By the power of your Holy Spirit, may only the truth be spoken and only the truth be heard. Amen.
So, Trinity Sunday… I just want to tell you that this particular Sunday is infamous to seminarians and new clergy. It is the Sunday when the older and wiser priests “graciously” invite us to preach, much in the way that Mikey’s older brothers in the commercial in the eighties, invited him to try Life cereal—I’m not doin’ it; well I’m not doin’ it; let’s get Mikey to try it; he eats everything!
Even if you don’t remember the commercial, the point is this—that the Trinity is pretty much impossible to explain because 1) it’s not actually in the Bible, and 2) because it’s meant to convey something that is largely mystery. Now that’s not to say that some of you have not heard really good sermons on the Trinity but I have opted not to regale you with stories about triangles, three-leaf clovers, or the various states of water (fog, ice, and flowing H2O). Let’s just leave it that the Trinity is how we attempt to explain all the ways that God makes his love known to us through the work of Jesus.

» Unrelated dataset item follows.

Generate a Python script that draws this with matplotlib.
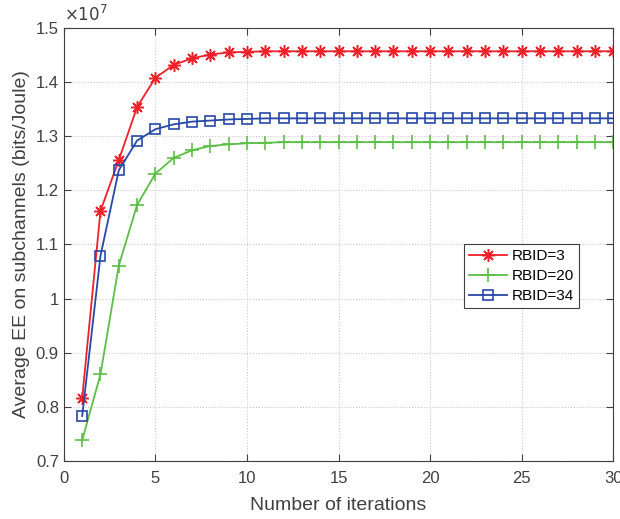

So having celebrated in the last few weeks, Jesus’ return to the Father, and the outpouring of his Holy Spirit to those of us left behind, let’s talk about the results of these events. Let’s talk about the thing that we’ve been given because “God’s love has been poured into our hearts through the Holy Spirit that has been given to us” (Romans 5:5)—hope.
But before we begin I need to make this disclosure: The ideas and words you are about to hear have been borrowed if not outright stolen—I mean quoted—from the wisdom of David Lose and his online article, “Hope in the Meantime.” (He’s great and I recommend reading pretty much anything he’s written.)
So, on to hope. This has been a really rough week for a lot of people—the tragedy in Oklahoma City, the disappointment for some on political votes and decisions, personal losses that make no sense. Those are merely samplings of the things that you all have brought here with you today, and so I want to talk to you about the hope that is ours as children of God, and recipients of Christ’s life, death, and resurrection.
We are citizens of God’s kingdom but we live that out in the secular world—a world where meaning is searched for in the material and the immanent. One author defines our world’s secularism as a loss of transcendence, and this loss translates to a loss of hope because of course, the material and immanent do not ultimately satisfy. It is in the transcendent that we find meaning because it is in the transcendent that we see (find) God.
Now stay with me here. We are not only talking about what Paul refers to in Romans: “the hope of sharing in the glory of God” through the grace of our Lord Jesus Christ. That is the hope in the things above, but Paul also says we have hope in the things below—here and now, in our struggles and suffering. Listen again to the words of Scripture:
…we also boast in our sufferings, knowing that suffering produces endurance, and endurance produces character, and character produces hope, and hope does not disappoint us…
Why? Because our struggles and suffering are “hallowed by God’s presence and love.” And how do we know this? Because God made himself known in the very concrete suffering and death of his son Jesus. It was in the physical body and material world that God showed his love and salvation to the world. So if God’s greatest revelation was made manifest in and through the struggle and suffering of a man hung on a tree, then what possible suffering of ours can ever truly be God-forsaken.
God’s presence is with us in our suffering and we have a promise that our suffering joined to Christ’s suffering will be redeemed somehow, someway, sometime. That does not mean that God wants us to suffer or is even OK with our suffering. No, what it means is that God notices every tear; that every pain, disappointment, and loss is important to God; that no tragedy is ever ignored. God is with us in every kind of suffering and thereby dignifies our pain with his presence. Yes, dignifies and sanctifies it.
It’s true this idea of boasting and having hope in our suffering is completely counter-cultural. Nevertheless we believe it is not only true in the long-run but is powerful in the here and now, as it hallows our daily labor, our ordinary relationships, and our everyday struggles as places that God desires to be.
The kind of hope that Paul is talking about in Romans is a powerful thing. It leaves us open to misunderstanding sometimes by those who do not know this hope. Sometimes it makes us subjects of ridicule as a people with a “pie in the sky” outlook on life. But we are not of this world. We are children and heirs of God. We are the salt and light of the world and God invites us to live into this hope that does not disappoint, this hope that propels us through every circumstance in life because God’s love has been poured into our hearts through the blessed Holy Spirit.
We hope because God is with us in all things—cheering us on as well as crying our tears. We need this hope. The world needs this hope. Beloved, remember this hope to which you are called and live it out for others to see.
When words fail in the midst of tragedy, let your presence be Jesus with skin on.
Let the world see that even in the midst of frustration and disappointment that you still practice hope by looking for God in the unexpected.
Let your lives be a testimony that violence, injustice, pain, and loss will not have the last word.
Being a people of hope in the midst of these things will bear witness that transcendence is not just for later but for the here and now.
Our God, Emmanuel, is with us and that makes all the difference. Thanks be to God.